To run a UDF, users need EXECUTE permission on the UDF. Users also need USAGE permission on the schema and catalog.
The following example registers a new function to the my_schema
Unity Catalog schema:
CREATE OR REPLACE FUNCTION my_catalog.my_schema.calculate_bmi(weight DOUBLE, height DOUBLE)
RETURNS DOUBLE
LANGUAGE SQL
AS
SELECT weight / (height * height);
Python UDFs for Unity Catalog use statements offset by double dollar signs ($$). You also need to specify a data type mapping. The following example registers a UDF that calculates body mass index:
CREATE FUNCTION my_catalog.my_schema.calculate_bmi(weight_kg DOUBLE, height_m DOUBLE)
RETURNS DOUBLE
LANGUAGE PYTHON
AS $$
return weight_kg / (height_m ** 2)
$$;
You can now use this Unity Catalog function in your SQL queries or PySpark code:
SELECT person_id, my_catalog.my_schema.calculate_bmi(weight_kg, height_m) AS bmi
FROM person_data;
Using the Unity Catalog UDF in PySpark
from pyspark.sql.functions import expr
result = df.withColumn("bmi", expr("my_catalog.my_schema.calculate_bmi(weight_kg, height_m)"))
display(result)
Upgrade a session-scoped UDF
Note
Syntax and semantics for Python UDFs in Unity Catalog differ from Python UDFs registered to the SparkSession. See user-defined scalar functions - Python.

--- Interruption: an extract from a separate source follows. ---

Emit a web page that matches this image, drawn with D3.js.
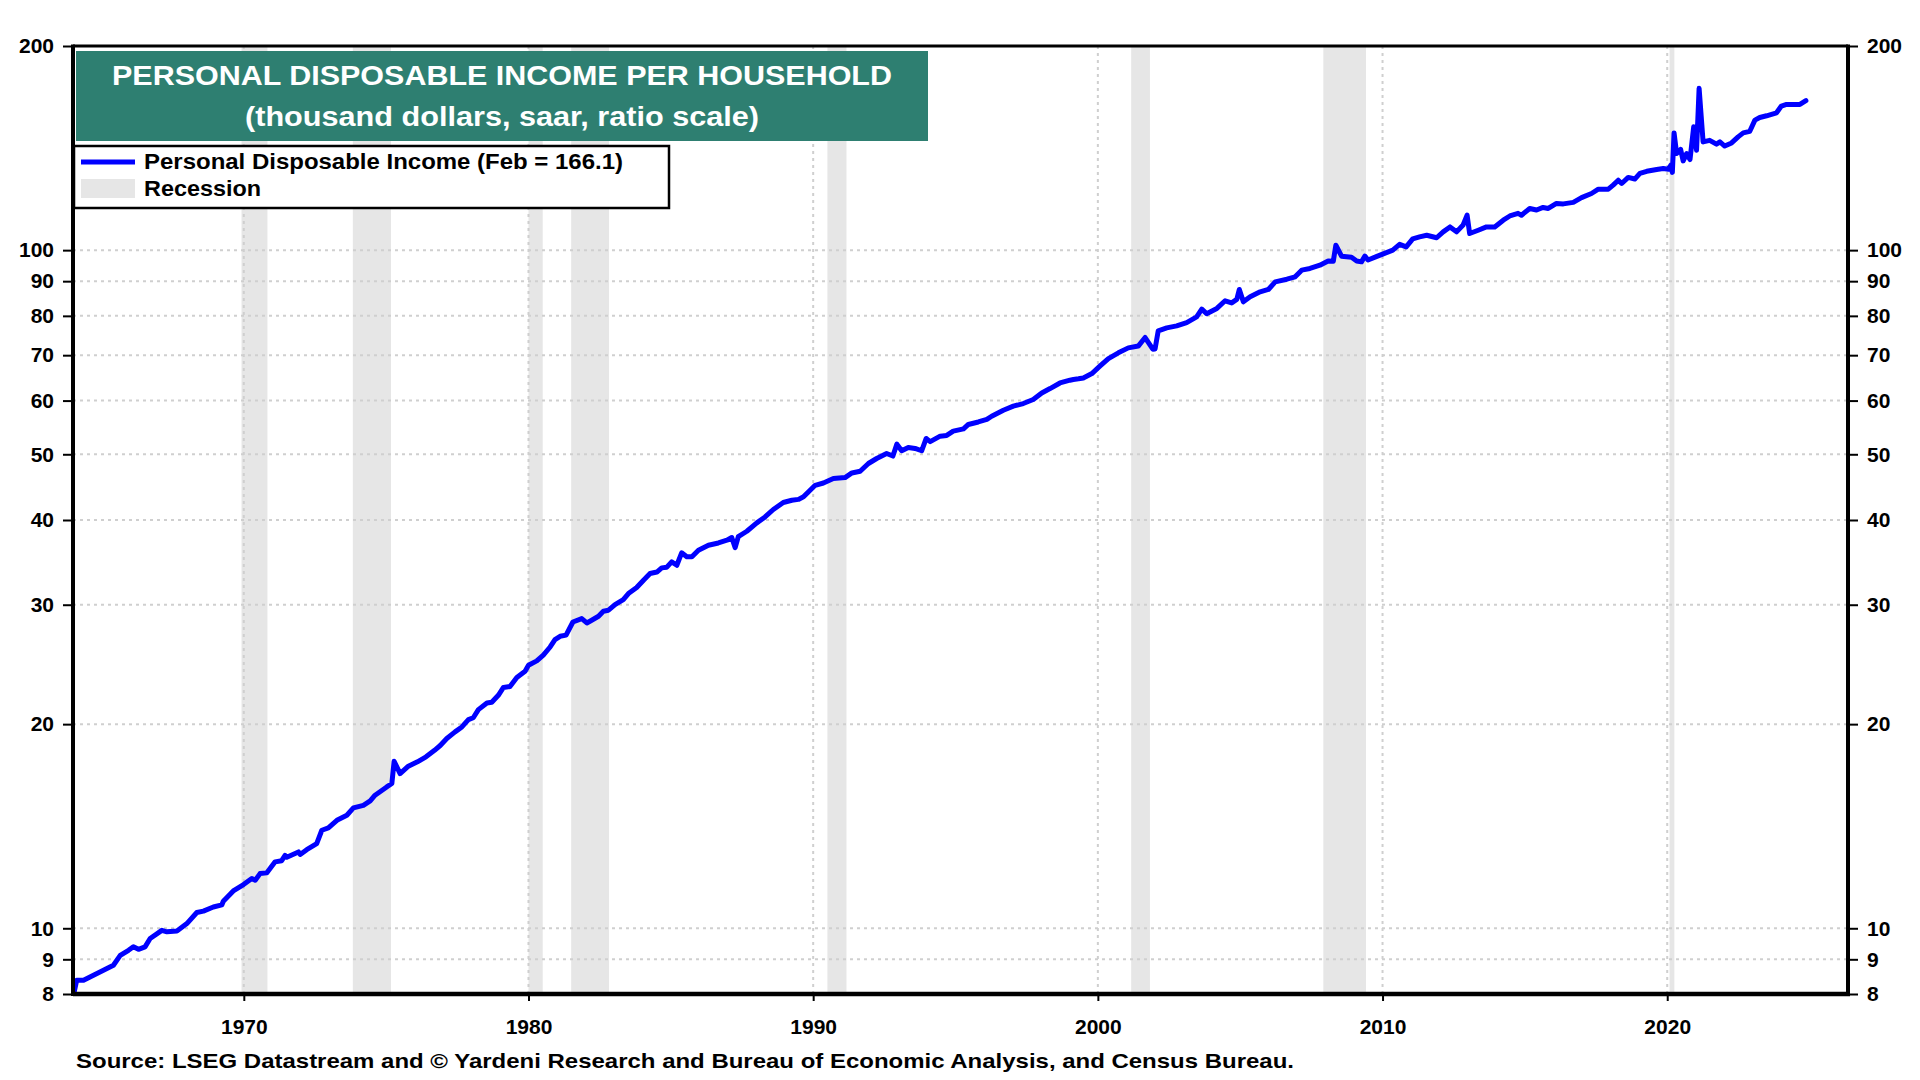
<!DOCTYPE html>
<html>
<head>
<meta charset="utf-8">
<script src="https://cdn.jsdelivr.net/npm/d3@7"></script>
<style>
  html, body { margin: 0; padding: 0; background: #ffffff; }
  svg { display: block; }
  text { font-family: "Liberation Sans", Arial, sans-serif; font-weight: bold; }
</style>
</head>
<body>
<svg id="chart" width="1920" height="1080"></svg>
<script>
// ---------- DATA ----------
const years = [
  1964.04,1964.13,1964.37,1965.07,1965.42,1965.66,1965.95,1966.12,1966.30,1966.53,1966.71,
  1967.12,1967.30,1967.65,1968.00,1968.35,1968.58,1968.93,1969.23,1969.28,1969.63,1969.99,
  1970.28,1970.40,1970.57,1970.81,1971.10,1971.33,1971.45,1971.51,1971.92,1971.98,1972.21,
  1972.56,1972.74,1972.97,1973.27,1973.62,1973.85,1974.20,1974.44,1974.61,1975.02,1975.20,
  1975.28,1975.49,1975.78,1976.10,1976.40,1976.70,1976.90,1977.13,1977.42,1977.66,1977.89,
  1978.06,1978.24,1978.54,1978.71,1978.94,1979.12,1979.35,1979.59,1979.88,1980.00,1980.29,
  1980.52,1980.76,1980.93,1981.11,1981.32,1981.56,1981.87,1982.05,1982.22,1982.46,1982.63,
  1982.81,1983.04,1983.33,1983.51,1983.80,1984.04,1984.27,1984.51,1984.68,1984.86,1985.03,
  1985.21,1985.38,1985.56,1985.74,1985.97,1986.32,1986.67,1986.97,1987.14,1987.26,1987.37,
  1987.67,1988.02,1988.31,1988.60,1988.95,1989.25,1989.48,1989.66,1989.83,1990.07,1990.36,
  1990.71,1991.12,1991.36,1991.65,1991.94,1992.23,1992.58,1992.80,1992.94,1993.11,1993.34,
  1993.58,1993.81,1993.97,1994.11,1994.46,1994.69,1994.92,1995.28,1995.45,1995.80,1996.10,
  1996.27,1996.68,1997.03,1997.38,1997.73,1998.03,1998.32,1998.67,1999.02,1999.14,1999.32,
  1999.49,1999.79,2000.08,2000.37,2000.72,2001.07,2001.42,2001.66,2001.93,2002.01,2002.12,
  2002.42,2002.77,2003.12,2003.47,2003.65,2003.82,2004.18,2004.47,2004.70,2004.88,2004.97,
  2005.11,2005.35,2005.70,2005.99,2006.23,2006.64,2006.93,2007.16,2007.45,2007.80,2008.09,
  2008.27,2008.36,2008.56,2008.91,2009.09,2009.26,2009.38,2009.49,2009.78,2010.07,2010.36,
  2010.60,2010.83,2011.06,2011.30,2011.55,2011.90,2012.13,2012.37,2012.60,2012.83,2012.97,
  2013.06,2013.36,2013.65,2013.94,2014.24,2014.47,2014.76,2014.88,2015.17,2015.41,2015.64,
  2015.82,2016.11,2016.35,2016.70,2016.99,2017.34,2017.58,2017.93,2018.10,2018.28,2018.40,
  2018.63,2018.86,2019.04,2019.28,2019.63,2019.86,2020.04,2020.13,2020.18,2020.24,2020.33,
  2020.47,2020.56,2020.68,2020.80,2020.93,2021.03,2021.12,2021.26,2021.49,2021.73,2021.85,
  2022.02,2022.26,2022.49,2022.67,2022.90,2023.08,2023.25,2023.49,2023.84,2024.01,2024.19,
  2024.66,2024.87
];
const income = [
  8.05,8.38,8.38,8.67,8.82,9.12,9.28,9.39,9.31,9.39,9.66,
  9.93,9.88,9.91,10.16,10.55,10.60,10.75,10.83,10.96,11.35,11.60,
  11.84,11.77,12.04,12.07,12.53,12.58,12.81,12.73,12.96,12.85,13.06,
  13.33,13.95,14.06,14.43,14.68,15.05,15.18,15.41,15.71,16.16,16.35,
  17.63,16.91,17.34,17.6,17.9,18.3,18.6,19.05,19.48,19.81,20.31,
  20.44,21.01,21.49,21.54,22.06,22.65,22.72,23.44,23.94,24.43,24.79,
  25.28,25.99,26.65,26.95,27.06,28.29,28.62,28.20,28.46,28.85,29.35,
  29.45,30.02,30.53,31.16,31.80,32.60,33.35,33.52,34.00,34.08,34.70,
  34.30,35.78,35.30,35.30,36.10,36.72,37.00,37.35,37.69,36.42,37.80,
  38.50,39.61,40.42,41.45,42.45,42.78,42.90,43.27,44.00,45.00,45.35,
  46.04,46.20,46.93,47.20,48.46,49.29,50.13,49.70,51.75,50.60,51.17,
  51.00,50.60,52.76,52.20,53.17,53.30,54.08,54.50,55.33,55.80,56.28,
  56.90,58.07,58.87,59.40,60.22,61.58,62.50,63.70,64.30,64.45,64.60,
  64.80,65.77,67.50,69.20,70.56,71.76,72.20,74.33,71.45,71.50,76.03,
  76.80,77.33,78.20,79.73,81.85,80.60,82.04,84.20,83.60,84.60,87.50,
  83.90,85.35,86.80,87.50,89.80,90.60,91.34,93.43,93.97,95.03,96.40,
  96.30,101.7,97.98,97.60,96.40,96.10,98.00,96.70,97.80,98.90,100.0,
  102.0,101.1,103.9,104.6,105.2,104.3,106.4,108.2,106.4,108.9,112.6,
  105.8,107.0,108.2,108.2,110.7,112.3,113.3,112.6,115.2,114.6,115.6,
  115.2,117.2,117.0,117.6,119.5,121.2,123.0,123.0,124.7,126.8,125.4,
  128.0,127.3,129.8,130.7,131.5,131.9,131.6,133.5,130.2,148.9,138.8,
  140.8,135.4,138.8,136.0,152.0,140.4,173.2,144.4,145.2,143.3,144.4,
  142.4,143.9,146.9,148.9,149.7,155.5,156.9,157.8,159.4,163.1,164.0,
  164.0,166.1
];
const recessionStart = [1969.92, 1973.83, 1980.00, 1981.50, 1990.50, 2001.17, 2007.92, 2020.08];
const recessionEnd   = [1970.83, 1975.17, 1980.50, 1982.83, 1991.17, 2001.83, 2009.42, 2020.25];
const yTickValues = [8, 9, 10, 20, 30, 40, 50, 60, 70, 80, 90, 100, 200];
const yGridValues = [9, 10, 20, 30, 40, 50, 60, 70, 80, 90, 100];
const xTickValues = [1970, 1980, 1990, 2000, 2010, 2020];
const titleLines = ["PERSONAL DISPOSABLE INCOME PER HOUSEHOLD", "(thousand dollars, saar, ratio scale)"];
const legendLabels = ["Personal Disposable Income (Feb = 166.1)", "Recession"];
const sourceText = "Source: LSEG Datastream and \u00A9 Yardeni Research and Bureau of Economic Analysis, and Census Bureau.";

// ---------- LAYOUT ----------
const L = 73, R = 1848, T = 46, B = 994;
const svg = d3.select("#chart");
const x = d3.scaleLinear().domain([1964.0, 2026.35]).range([L, R]);
const y = d3.scaleLog().domain([8, 200]).range([B, T]);

const gridColor = "#cfcfcf";
const recColor = "#e6e6e6";

// recession bands
svg.append("g").selectAll("rect")
  .data(recessionStart.map((s, i) => [s, recessionEnd[i]]))
  .join("rect")
  .attr("x", d => x(d[0]))
  .attr("width", d => x(d[1]) - x(d[0]))
  .attr("y", T).attr("height", B - T)
  .attr("fill", recColor);

// horizontal gridlines
svg.append("g").selectAll("line")
  .data(yGridValues).join("line")
  .attr("x1", L).attr("x2", R)
  .attr("y1", d => y(d)).attr("y2", d => y(d))
  .attr("stroke", gridColor).attr("stroke-width", 2)
  .attr("stroke-dasharray", "3,4");

// vertical gridlines
svg.append("g").selectAll("line")
  .data(xTickValues).join("line")
  .attr("x1", d => x(d)).attr("x2", d => x(d))
  .attr("y1", T).attr("y2", B)
  .attr("stroke", gridColor).attr("stroke-width", 2)
  .attr("stroke-dasharray", "3,4");

// data line
const line = d3.line().x((d, i) => x(years[i])).y(d => y(d)).curve(d3.curveLinear);
svg.append("path")
  .datum(income)
  .attr("d", line)
  .attr("fill", "none")
  .attr("stroke", "#0000ff")
  .attr("stroke-width", 5)
  .attr("stroke-linejoin", "round")
  .attr("stroke-linecap", "round");

// axes
const fmt = d3.format("d");
const yLeft = svg.append("g").attr("transform", `translate(${L},0)`)
  .call(d3.axisLeft(y).tickValues(yTickValues).tickFormat(fmt).tickSize(10).tickSizeOuter(0).tickPadding(9));
const yRight = svg.append("g").attr("transform", `translate(${R},0)`)
  .call(d3.axisRight(y).tickValues(yTickValues).tickFormat(fmt).tickSize(10).tickSizeOuter(0).tickPadding(9));
const xAxis = svg.append("g").attr("transform", `translate(0,${B})`)
  .call(d3.axisBottom(x).tickValues(xTickValues).tickFormat(fmt).tickSize(7).tickSizeOuter(0).tickPadding(18));

[yLeft, yRight, xAxis].forEach(g => {
  g.select(".domain").remove();
  g.selectAll(".tick line").attr("stroke", "#000").attr("stroke-width", 2);
  g.selectAll(".tick text").attr("fill", "#000").style("font-size", "21px")
   .style("font-family", "'Liberation Sans', Arial, sans-serif").style("font-weight", "bold");
});
xAxis.selectAll(".tick text").attr("dy", "0.71em");

// frame
svg.append("line").attr("x1", L).attr("x2", R).attr("y1", T).attr("y2", T)
  .attr("stroke", "#000").attr("stroke-width", 3);
svg.append("line").attr("x1", L).attr("x2", R + 2).attr("y1", B).attr("y2", B)
  .attr("stroke", "#000").attr("stroke-width", 4.5);
svg.append("line").attr("x1", L).attr("x2", L).attr("y1", T - 1.5).attr("y2", B + 2)
  .attr("stroke", "#000").attr("stroke-width", 4);
svg.append("line").attr("x1", R).attr("x2", R).attr("y1", T - 1.5).attr("y2", B + 2)
  .attr("stroke", "#000").attr("stroke-width", 4);

// title box
const tb = svg.append("g");
tb.append("rect").attr("x", 76).attr("y", 51).attr("width", 852).attr("height", 90).attr("fill", "#2e7f71");
tb.append("text").attr("x", 502).attr("y", 85).attr("text-anchor", "middle")
  .attr("fill", "#fff").style("font-size", "28px")
  .attr("textLength", 780).attr("lengthAdjust", "spacingAndGlyphs").text(titleLines[0]);
tb.append("text").attr("x", 502).attr("y", 126).attr("text-anchor", "middle")
  .attr("fill", "#fff").style("font-size", "28px")
  .attr("textLength", 514).attr("lengthAdjust", "spacingAndGlyphs").text(titleLines[1]);

// legend
const lg = svg.append("g");
lg.append("rect").attr("x", 74).attr("y", 146).attr("width", 595).attr("height", 62)
  .attr("fill", "#fff").attr("stroke", "#000").attr("stroke-width", 2.5);
lg.append("line").attr("x1", 81).attr("x2", 135).attr("y1", 162).attr("y2", 162)
  .attr("stroke", "#0000ff").attr("stroke-width", 5);
lg.append("rect").attr("x", 81).attr("y", 179).attr("width", 54).attr("height", 19).attr("fill", recColor);
lg.append("text").attr("x", 144).attr("y", 169).attr("fill", "#000").style("font-size", "22px")
  .attr("textLength", 479).attr("lengthAdjust", "spacingAndGlyphs").text(legendLabels[0]);
lg.append("text").attr("x", 144).attr("y", 196).attr("fill", "#000").style("font-size", "22px")
  .attr("textLength", 117).attr("lengthAdjust", "spacingAndGlyphs").text(legendLabels[1]);

// source
svg.append("text").attr("x", 76).attr("y", 1068).attr("fill", "#000").style("font-size", "21px")
  .attr("textLength", 1218).attr("lengthAdjust", "spacingAndGlyphs").text(sourceText);
</script>
</body>
</html>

Given the following session-based UDF in a Databricks notebook:
from pyspark.sql.functions import udf
from pyspark.sql.types import StringType
@udf(StringType())
def greet(name):
return f"Hello, {name}!"
# Using the session-based UDF
result = df.withColumn("greeting", greet("name"))
result.show()
To register this as a Unity Catalog function, use a SQL CREATE FUNCTION
statement, as in the following example:
CREATE OR REPLACE FUNCTION my_catalog.my_schema.greet(name STRING)
RETURNS STRING
LANGUAGE PYTHON
AS $$
return f"Hello, {name}!"
$$
UDFs for accessing external APIs
You can use UDFs to access external APIs from SQL. The following example uses the Python requests
library to make an HTTP request.
Note
Python UDFs allow TCP/UDP network traffic over ports 80, 443, and 53 using serverless compute or compute configured with shared access mode.
CREATE FUNCTION my_catalog.my_schema.get_food_calories(food_name STRING)
RETURNS DOUBLE
LANGUAGE PYTHON
AS $$
import requests
api_url = f"https://example-food-api.com/nutrition?food={food_name}"

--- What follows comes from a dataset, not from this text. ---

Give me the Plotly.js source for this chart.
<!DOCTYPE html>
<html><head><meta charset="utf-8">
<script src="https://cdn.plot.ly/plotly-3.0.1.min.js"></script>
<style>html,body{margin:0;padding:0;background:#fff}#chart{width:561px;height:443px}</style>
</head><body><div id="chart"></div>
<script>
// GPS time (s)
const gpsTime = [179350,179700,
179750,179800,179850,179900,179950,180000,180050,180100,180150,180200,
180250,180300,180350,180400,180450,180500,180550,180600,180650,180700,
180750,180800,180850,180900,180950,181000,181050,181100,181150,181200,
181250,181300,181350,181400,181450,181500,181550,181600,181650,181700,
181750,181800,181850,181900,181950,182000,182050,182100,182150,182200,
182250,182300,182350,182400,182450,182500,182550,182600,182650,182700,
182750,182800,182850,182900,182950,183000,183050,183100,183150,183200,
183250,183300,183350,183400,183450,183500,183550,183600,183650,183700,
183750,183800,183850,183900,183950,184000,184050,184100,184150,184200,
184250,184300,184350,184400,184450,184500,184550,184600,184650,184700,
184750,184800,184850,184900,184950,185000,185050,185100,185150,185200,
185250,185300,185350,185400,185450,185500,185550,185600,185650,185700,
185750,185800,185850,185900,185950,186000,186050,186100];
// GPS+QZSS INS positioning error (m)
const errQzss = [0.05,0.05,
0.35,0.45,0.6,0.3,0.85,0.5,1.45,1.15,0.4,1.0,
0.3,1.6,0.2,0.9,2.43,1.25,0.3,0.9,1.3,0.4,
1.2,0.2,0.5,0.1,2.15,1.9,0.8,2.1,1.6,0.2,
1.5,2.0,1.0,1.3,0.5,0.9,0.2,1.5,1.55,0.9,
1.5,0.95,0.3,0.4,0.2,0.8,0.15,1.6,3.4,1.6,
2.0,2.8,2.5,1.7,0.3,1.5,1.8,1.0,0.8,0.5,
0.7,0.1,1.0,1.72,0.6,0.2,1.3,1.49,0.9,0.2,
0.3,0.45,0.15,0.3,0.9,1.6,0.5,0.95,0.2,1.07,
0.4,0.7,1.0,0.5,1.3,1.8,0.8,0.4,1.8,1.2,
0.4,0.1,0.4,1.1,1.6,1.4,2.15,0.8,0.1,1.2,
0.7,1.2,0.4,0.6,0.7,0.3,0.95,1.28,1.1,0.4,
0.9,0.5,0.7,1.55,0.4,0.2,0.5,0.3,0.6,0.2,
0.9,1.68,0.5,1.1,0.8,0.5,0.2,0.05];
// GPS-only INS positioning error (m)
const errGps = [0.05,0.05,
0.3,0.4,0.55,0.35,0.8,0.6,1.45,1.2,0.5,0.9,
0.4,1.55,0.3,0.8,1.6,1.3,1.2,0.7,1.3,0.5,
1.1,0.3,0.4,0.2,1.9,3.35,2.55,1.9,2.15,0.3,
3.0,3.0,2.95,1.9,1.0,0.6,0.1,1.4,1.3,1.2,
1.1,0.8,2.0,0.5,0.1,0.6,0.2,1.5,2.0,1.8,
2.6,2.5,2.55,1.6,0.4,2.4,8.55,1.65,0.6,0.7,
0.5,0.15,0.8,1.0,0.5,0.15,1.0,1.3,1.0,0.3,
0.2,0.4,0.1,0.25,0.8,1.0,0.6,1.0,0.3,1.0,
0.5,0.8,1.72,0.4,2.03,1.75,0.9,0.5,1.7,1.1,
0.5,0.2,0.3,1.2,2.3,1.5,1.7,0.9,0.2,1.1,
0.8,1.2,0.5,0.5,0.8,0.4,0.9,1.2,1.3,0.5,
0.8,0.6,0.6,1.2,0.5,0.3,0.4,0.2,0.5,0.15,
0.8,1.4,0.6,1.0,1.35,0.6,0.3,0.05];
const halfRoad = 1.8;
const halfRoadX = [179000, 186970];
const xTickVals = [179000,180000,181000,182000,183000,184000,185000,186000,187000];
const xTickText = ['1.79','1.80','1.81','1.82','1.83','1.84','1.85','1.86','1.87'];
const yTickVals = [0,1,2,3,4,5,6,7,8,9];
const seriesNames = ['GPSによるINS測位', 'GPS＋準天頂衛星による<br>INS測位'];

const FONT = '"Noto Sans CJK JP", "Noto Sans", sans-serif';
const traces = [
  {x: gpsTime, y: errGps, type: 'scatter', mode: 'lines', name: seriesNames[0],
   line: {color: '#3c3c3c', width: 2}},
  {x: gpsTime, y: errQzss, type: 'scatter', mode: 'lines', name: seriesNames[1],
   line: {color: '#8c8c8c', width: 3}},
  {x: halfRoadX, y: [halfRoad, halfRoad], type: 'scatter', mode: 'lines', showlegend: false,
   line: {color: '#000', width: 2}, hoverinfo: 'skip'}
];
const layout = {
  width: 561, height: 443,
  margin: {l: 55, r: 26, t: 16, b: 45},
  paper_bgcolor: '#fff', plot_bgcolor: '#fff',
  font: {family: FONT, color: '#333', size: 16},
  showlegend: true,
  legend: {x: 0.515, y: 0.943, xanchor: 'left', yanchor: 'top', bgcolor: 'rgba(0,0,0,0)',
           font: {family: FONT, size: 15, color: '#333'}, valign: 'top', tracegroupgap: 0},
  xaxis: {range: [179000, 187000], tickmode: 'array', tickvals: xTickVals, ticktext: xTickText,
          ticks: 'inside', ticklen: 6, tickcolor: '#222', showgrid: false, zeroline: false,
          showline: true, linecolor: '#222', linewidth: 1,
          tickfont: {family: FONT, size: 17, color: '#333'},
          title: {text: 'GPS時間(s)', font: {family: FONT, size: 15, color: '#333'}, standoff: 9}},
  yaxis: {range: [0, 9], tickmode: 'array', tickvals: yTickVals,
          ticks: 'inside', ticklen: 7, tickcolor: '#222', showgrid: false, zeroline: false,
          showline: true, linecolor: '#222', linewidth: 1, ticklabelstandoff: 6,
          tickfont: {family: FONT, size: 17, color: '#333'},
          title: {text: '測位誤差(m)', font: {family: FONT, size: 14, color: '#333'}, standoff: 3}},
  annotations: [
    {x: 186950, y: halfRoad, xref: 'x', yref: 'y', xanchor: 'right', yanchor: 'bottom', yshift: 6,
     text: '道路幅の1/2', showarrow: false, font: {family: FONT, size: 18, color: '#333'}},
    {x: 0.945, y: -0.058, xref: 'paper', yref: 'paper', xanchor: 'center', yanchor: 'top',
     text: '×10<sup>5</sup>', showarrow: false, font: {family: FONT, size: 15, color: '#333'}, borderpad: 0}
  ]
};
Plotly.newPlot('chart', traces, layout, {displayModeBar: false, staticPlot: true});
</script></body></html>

response = requests.get(api_url)
if response.status_code == 200:
data = response.json()
# Assuming the API returns a JSON object with a 'calories' field
calories = data.get('calories', 0)
return calories
else:
return None # API request failed
$$;
UDFs for security and compliance
Use Python UDFs to implement custom tokenization, data masking, data redaction, or encryption mechanisms.
The following example masks the identity of an email address while maintaining length and domain:
CREATE OR REPLACE FUNCTION my_catalog.my_schema.mask_email(email STRING)
RETURNS STRING
LANGUAGE PYTHON
AS $$
parts = email.split('@')
masked_username = username[0] + '*' * (len(username) - 2) + username[-1]

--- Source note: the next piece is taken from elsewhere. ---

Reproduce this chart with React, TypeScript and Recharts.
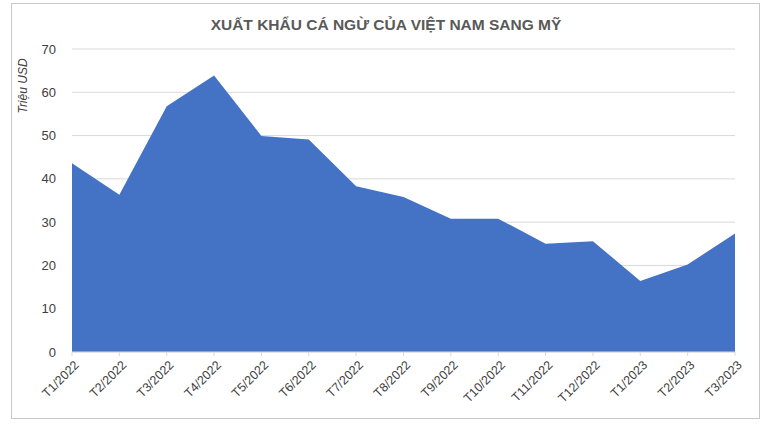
import React from "react";
import { AreaChart, Area, XAxis, YAxis, CartesianGrid } from "recharts";

const categories = [
  "T1/2022", "T2/2022", "T3/2022", "T4/2022", "T5/2022", "T6/2022", "T7/2022",
  "T8/2022", "T9/2022", "T10/2022", "T11/2022", "T12/2022", "T1/2023", "T2/2023", "T3/2023",
];
const values = [43.6, 36.3, 56.8, 63.9, 49.9, 49.1, 38.3, 35.8, 30.8, 30.8, 25.0, 25.6, 16.4, 20.2, 27.4];
const yTicks = [0, 10, 20, 30, 40, 50, 60, 70];
const title = "XUẤT KHẨU CÁ NGỪ CỦA VIỆT NAM SANG MỸ";
const yLabel = "Triệu USD";

const data = categories.map((c, i) => ({ name: c, value: values[i] }));

const XTick = (props: any) => {
  const { x, y, payload } = props;
  return (
    <g transform={`translate(${x},${y})`}>
      <text
        x={0}
        y={0}
        dx={0}
        dy={11}
        textAnchor="end"
        transform="rotate(-45)"
        fontSize={12.5}
        fill="#404040"
        fontFamily="'Liberation Sans', Arial, sans-serif"
      >
        {payload.value}
      </text>
    </g>
  );
};

export default function App() {
  return (
    <div style={{ position: "absolute", left: 0, top: 0, width: 772, height: 425, background: "#fff", fontFamily: "'Liberation Sans', Arial, sans-serif" }}>
      <div style={{ position: "absolute", left: 11, top: 3, width: 747, height: 414, border: "1px solid #c8c8c8" }} />
      <div style={{ position: "absolute", left: 0, top: 16, width: 772, textAlign: "center", fontSize: 15.5, fontWeight: "bold", color: "#595959" }}>
        {title}
      </div>
      <div
        style={{
          position: "absolute",
          left: 23,
          top: 86,
          transform: "translate(-50%,-50%) rotate(-90deg)",
          fontSize: 12,
          fontStyle: "italic",
          color: "#404040",
          whiteSpace: "nowrap",
        }}
      >
        {yLabel}
      </div>
      <AreaChart width={772} height={425} data={data} margin={{ top: 49, right: 37, bottom: 0, left: 0 }}>
        <CartesianGrid horizontal={true} vertical={false} stroke="#d9d9d9" />
        <XAxis
          dataKey="name"
          interval={0}
          height={73}
          axisLine={{ stroke: "#d9d9d9" }}
          tickLine={{ stroke: "#d9d9d9" }}
          tickSize={4}
          tick={<XTick />}
        />
        <YAxis
          width={72}
          domain={[0, 70]}
          ticks={yTicks}
          axisLine={false}
          tickLine={false}
          tickMargin={10}
          tick={{ fontSize: 13, fill: "#404040", fontFamily: "'Liberation Sans', Arial, sans-serif" }}
        />
        <Area type="linear" dataKey="value" fill="#4472C4" fillOpacity={1} stroke="none" isAnimationActive={false} />
      </AreaChart>
    </div>
  );
}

return f"{masked_username}@{domain}"
$$
The following example applies this UDF in a dynamic view definition:
-- First, create the view
CREATE OR REPLACE VIEW my_catalog.my_schema.masked_customer_view AS
SELECT
id,
name,
my_catalog.my_schema.mask_email(email) AS email
FROM my_catalog.my_schema.customer_data;
-- Now you can query the view
SELECT * FROM my_catalog.my_schema.masked_customer_view;
+---+------------+------------------------+------------------------+
| id| name| email| masked_email |
+---+------------+------------------------+------------------------+
| 1| John Doe| john.doe@example.com | j*******e@example.com |
| 2| Alice Smith|alice.smith@company.com |a**********h@company.com|
| 3| Bob Jones| bob.jones@email.org | b********s@email.org |
+---+------------+------------------------+------------------------+
Limitations
You can define any number of Python functions within a Python UDF but all must return a scalar value.
Python functions must handle NULL values independently, and all type mappings must follow Databricks SQL language mappings.
You can import standard Python libraries included by Databricks, but you cannot include custom libraries or external dependencies.
If no catalog or schema is specified, Python UDFs are registered to the current active schema.
Python UDFs execute in a secure, isolated environment and do not have access to file systems or internal services.